Whether you decide to create your own assessment scheme from a blank sheet of paper, so to speak, use a ready-made scheme created by someone else, or do a bit of both, there are 6 questions you need to ask:
What’s the underlying rationale?
Bloom’s taxonomy? SOLO (Structured Overview of Learning Outcomes)? Something else entirely?
Knowing what the underlying rationale is means that you can be consistent when changing the scheme over time, and also makes it easier for others to understand.
What required behaviour will be ‘proof’?
A statement like:
“Knows that processors have instruction sets and that these relate to low-level instructions carried out by a computer.” (From the Progression Pathways Framework.)
is fine – but what does it mean in practice? It’s no good asking the pupils to assess themselves on this; at least, you can’t rely on that alone.

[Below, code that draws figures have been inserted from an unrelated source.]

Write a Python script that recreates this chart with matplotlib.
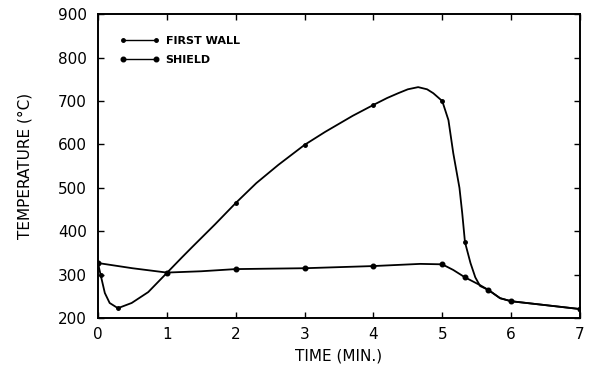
import matplotlib.pyplot as plt

# values
wall_t = [0, 0.04, 0.10, 0.17, 0.29, 0.49, 0.73, 1.0, 1.22, 1.37, 1.7, 2.0, 2.3, 2.62, 3.0, 3.3, 3.7, 4.0,
          4.2, 4.36, 4.5, 4.65, 4.78, 4.87, 5.0, 5.09, 5.16, 5.25, 5.29, 5.33, 5.41, 5.48, 5.55, 5.67, 5.84, 6.0, 7.0]
wall_y = [327, 299, 258, 235, 223, 235, 260, 304, 340, 364, 416, 465, 511, 553, 599, 629, 666, 691,
          707, 718, 727, 732, 727, 718, 700, 656, 580, 500, 442, 375, 327, 294, 274, 265, 246, 239, 221]
wall_mt = [0.04, 0.29, 1.0, 2.0, 3.0, 4.0, 5.0, 5.33, 5.67, 6.0, 7.0]
wall_my = [299, 223, 304, 465, 599, 691, 700, 375, 265, 239, 221]

shield_t = [0, 0.5, 1.0, 1.5, 2.0, 3.0, 4.0, 4.68, 5.0, 5.16, 5.33, 5.55, 5.67, 5.84, 6.0, 7.0]
shield_y = [327, 315, 305, 308, 313, 315, 320, 325, 324, 311, 294, 276, 265, 246, 239, 221]
shield_mt = [0, 1.0, 2.0, 3.0, 4.0, 5.0, 5.33, 5.67, 6.0, 7.0]
shield_my = [327, 304, 313, 315, 320, 324, 294, 265, 239, 221]

xticks = [0, 1, 2, 3, 4, 5, 6, 7]
yticks = [200, 300, 400, 500, 600, 700, 800, 900]

fig = plt.figure(figsize=(5.9, 3.73), dpi=100)
ax = fig.add_axes([0.166, 0.147, 0.817, 0.815])

ax.plot(wall_t, wall_y, color='black', lw=1.3)
ax.plot(wall_mt, wall_my, 'o', color='black', ms=2.5)
ax.plot(shield_t, shield_y, color='black', lw=1.3)
ax.plot(shield_mt, shield_my, 'o', color='black', ms=3.3)

# legend handles: line with a dot at each end
h1, = ax.plot([], [], '-', marker='o', color='black', lw=1.0, ms=2.5)
h2, = ax.plot([], [], '-', marker='o', color='black', lw=1.0, ms=3.3)
ax.legend([h1, h2], ['FIRST WALL', 'SHIELD'], loc='upper left',
          bbox_to_anchor=(0.025, 0.96), frameon=False, numpoints=2,
          handlelength=3.5, handletextpad=0.6, labelspacing=0.75,
          prop={'weight': 'bold', 'size': 8})

ax.set_xlim(0, 7)
ax.set_ylim(200, 900)
ax.set_xticks(xticks)
ax.set_yticks(yticks)
ax.tick_params(direction='in', length=4, width=1, top=True, right=True, labelsize=11)
ax.tick_params(axis='y', pad=8)
ax.tick_params(axis='x', pad=6)
for s in ax.spines.values():
    s.set_linewidth(1.4)

ax.set_xlabel('TIME (MIN.)', fontsize=11, labelpad=5)
ax.set_ylabel('TEMPERATURE (°C)', fontsize=11, labelpad=18)

fig.savefig('out.png', dpi=100)
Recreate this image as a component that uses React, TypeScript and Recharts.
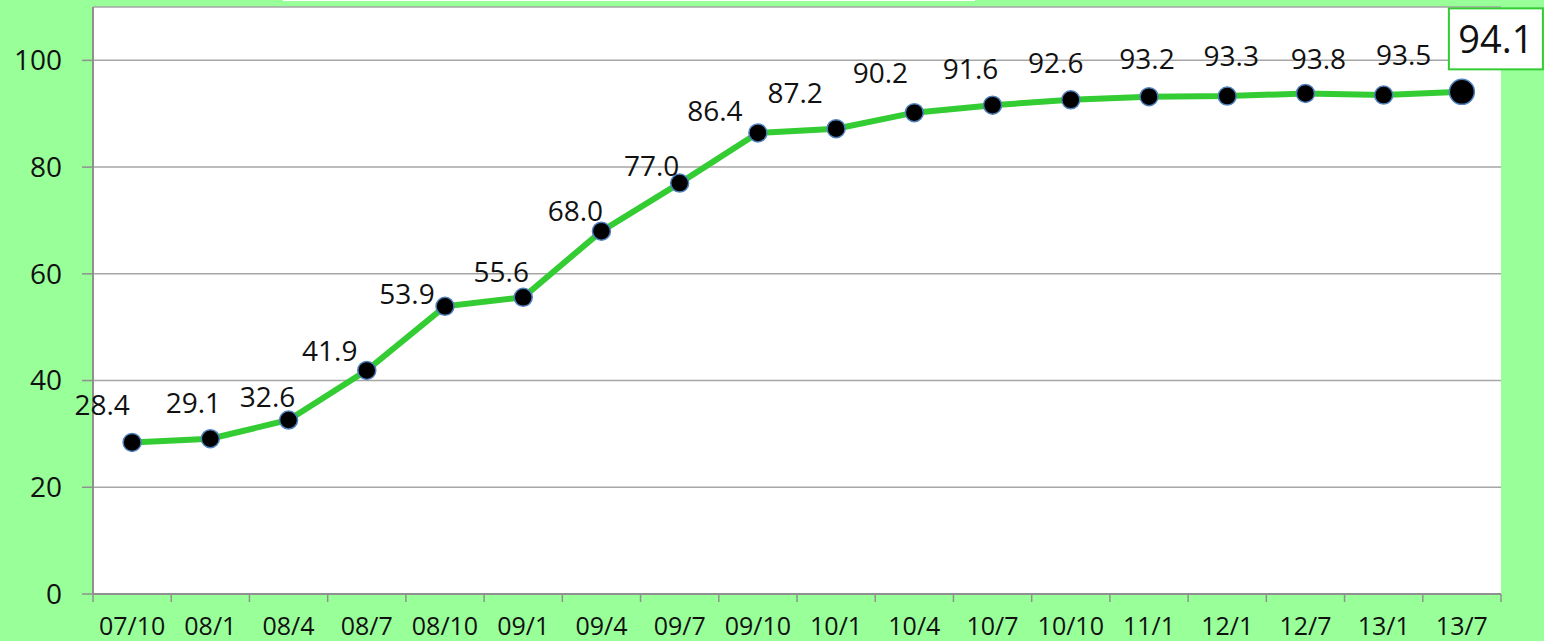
import React from "react";
import {
  ComposedChart,
  Line,
  XAxis,
  YAxis,
  CartesianGrid,
  LabelList,
} from "recharts";

const periods = [
  "07/10", "08/1", "08/4", "08/7", "08/10", "09/1", "09/4", "09/7", "09/10",
  "10/1", "10/4", "10/7", "10/10", "11/1", "12/1", "12/7", "13/1", "13/7",
];
const coverage = [
  28.4, 29.1, 32.6, 41.9, 53.9, 55.6, 68.0, 77.0, 86.4,
  87.2, 90.2, 91.6, 92.6, 93.2, 93.3, 93.8, 93.5, 94.1,
];
const yTicks = [0, 20, 40, 60, 80, 100];

// label offsets from each point (as placed by hand in the original)
const labelShift: [number, number][] = [
  [-30, -38], [-17, -36], [-21, -23], [-37, -19], [-38, -12], [-22, -25],
  [-26, -20], [-28, -17], [-43, -22], [-41, -36], [-34, -40], [-22, -36],
  [-15, -37], [-2, -38], [4, -40], [13, -35], [20, -40], [34, -53],
];

const W = 1544;
const H = 641;
const LEFT = 93;
const RIGHT_GAP = 43;
const TOP = 7;
const X_AXIS_H = 47;
const AXIS_Y = H - X_AXIS_H;
const BAND = (W - LEFT - RIGHT_GAP) / periods.length;

const FONT = "'Open Sans', 'Noto Sans', sans-serif";
const GREEN = "#33CC33";
const AXIS_GRAY = "#909090";

const chartData = periods.map((p, i) => ({ period: p, value: coverage[i] }));

function XTick(props: any) {
  const { x, payload, index } = props;
  const last = index === periods.length - 1;
  return (
    <g>
      <line x1={x - BAND / 2} x2={x - BAND / 2} y1={AXIS_Y} y2={AXIS_Y + 8} stroke={AXIS_GRAY} strokeWidth={1.5} />
      {last && (
        <line x1={x + BAND / 2} x2={x + BAND / 2} y1={AXIS_Y} y2={AXIS_Y + 8} stroke={AXIS_GRAY} strokeWidth={1.5} />
      )}
      <text
        x={x}
        y={AXIS_Y + 32}
        dy="0.35em"
        textAnchor="middle"
        fontSize={25}
        fontFamily={FONT}
        fill="#111"
      >
        {payload.value}
      </text>
    </g>
  );
}

function Dot(props: any) {
  const { cx, cy, index } = props;
  if (cx == null || cy == null) return null;
  const big = index === coverage.length - 1;
  return (
    <circle
      cx={cx}
      cy={cy}
      r={big ? 12.5 : 9}
      fill="#000"
      stroke="#4F81BD"
      strokeWidth={1.5}
    />
  );
}

function PointLabel(props: any) {
  const vb = props.viewBox || {};
  const x = props.x ?? vb.x;
  const y = props.y ?? vb.y;
  const value = Number(props.value);
  const i = typeof props.index === "number" ? props.index : coverage.indexOf(value);
  if (i < 0 || x == null || y == null) return null;
  const [dx, dy] = labelShift[i];
  const text = value.toFixed(1);
  if (i === coverage.length - 1) {
    return (
      <g>
        <rect x={x + dx - 47} y={y + dy - 30.5} width={94} height={61} fill="#fff" stroke={GREEN} strokeWidth={2} />
        <text
          x={x + dx}
          y={y + dy}
          dy="0.36em"
          textAnchor="middle"
          fontSize={38}
          fontFamily={FONT}
          fill="#111"
        >
          {text}
        </text>
      </g>
    );
  }
  return (
    <text
      x={x + dx}
      y={y + dy}
      dy="0.36em"
      textAnchor="middle"
      fontSize={28}
      fontFamily={FONT}
      fill="#111"
    >
      {text}
    </text>
  );
}

export default function App() {
  return (
    <div style={{ position: "relative", width: W, height: H, background: "#99FF99" }}>
      <style>{"body{margin:0}"}</style>
      <div style={{ position: "absolute", left: 283, top: 0, width: 692, height: 1, background: "#fff" }} />
      <ComposedChart
        width={W}
        height={H}
        data={chartData}
        margin={{ top: TOP, right: RIGHT_GAP, left: 0, bottom: 0 }}
      >
        <CartesianGrid vertical={false} stroke="#A6A6A6" strokeWidth={1.5} fill="#fff" />
        <XAxis
          dataKey="period"
          scale="band"
          height={X_AXIS_H}
          interval={0}
          tickLine={false}
          axisLine={{ stroke: AXIS_GRAY, strokeWidth: 2 }}
          tick={<XTick />}
        />
        <YAxis
          width={LEFT}
          domain={[0, 110]}
          ticks={yTicks}
          tickSize={11}
          tickMargin={20}
          axisLine={{ stroke: AXIS_GRAY, strokeWidth: 2 }}
          tickLine={{ stroke: AXIS_GRAY, strokeWidth: 1.5 }}
          tick={{ fontSize: 28, fontFamily: FONT, fill: "#111" }}
        />
        <Line
          dataKey="value"
          stroke={GREEN}
          strokeWidth={6}
          dot={(p: any) => <Dot {...p} key={`d${p.index}`} />}
          activeDot={false}
          isAnimationActive={false}
        >
          <LabelList dataKey="value" content={(p: any) => <PointLabel {...p} />} />
        </Line>
      </ComposedChart>
    </div>
  );
}
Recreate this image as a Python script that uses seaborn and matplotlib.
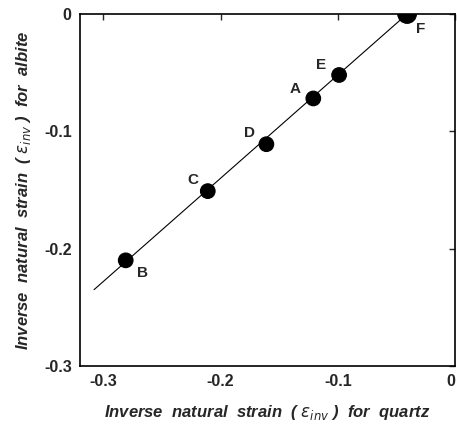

They need to do or say something that will prove that they understand it.
What are appropriate activities or questions?
So that brings us on to the next issue: you need to devise activities that will enable the pupils to do or say things that will prove that they understand it – or that they don’t.
What about validity?
And that in turn brings us on to the next critical question: are your activities or questions valid, ie do they measure what they purport to measure? In other words, do they really test IT skills, knowledge or understanding, as opposed to, say, linguistic or mathematical skills, or even common-sense?
How will you know if a pupil has ‘got it’?
In other words, how will you know when a pupil is displaying the behaviour that you have decided would prove they have the understanding you’re looking for?
You may need to observe them. You may need to ensure that they do the work on their own, not as part of a group. You may need to ask them to solve an unfamiliar problem using the tools of the trade that you hope they have acquired.
How will you all agree?
Finally, how will you and your colleagues agree on what proof of understanding looks like? You may need to create or find exemplars of work to illustrate it. (In my experience, devising lists of criteria, perhaps in the form of a rubric, often leads to more questions than it answers.)
Incidentally, the need for consistency between different people also applies to yourself: how can you ensure that a grade you give a piece of work next week will be the same as the grade you gave it today?
The conclusion to all this is, of course, that you still have to do a lot of thinking for yourself. You can’t just take an assessment scheme off the shelf and then tick that particular line on your to-do list.
In the assessment training I do I try to give delegates the information by which they can help to answer these questions for themselves.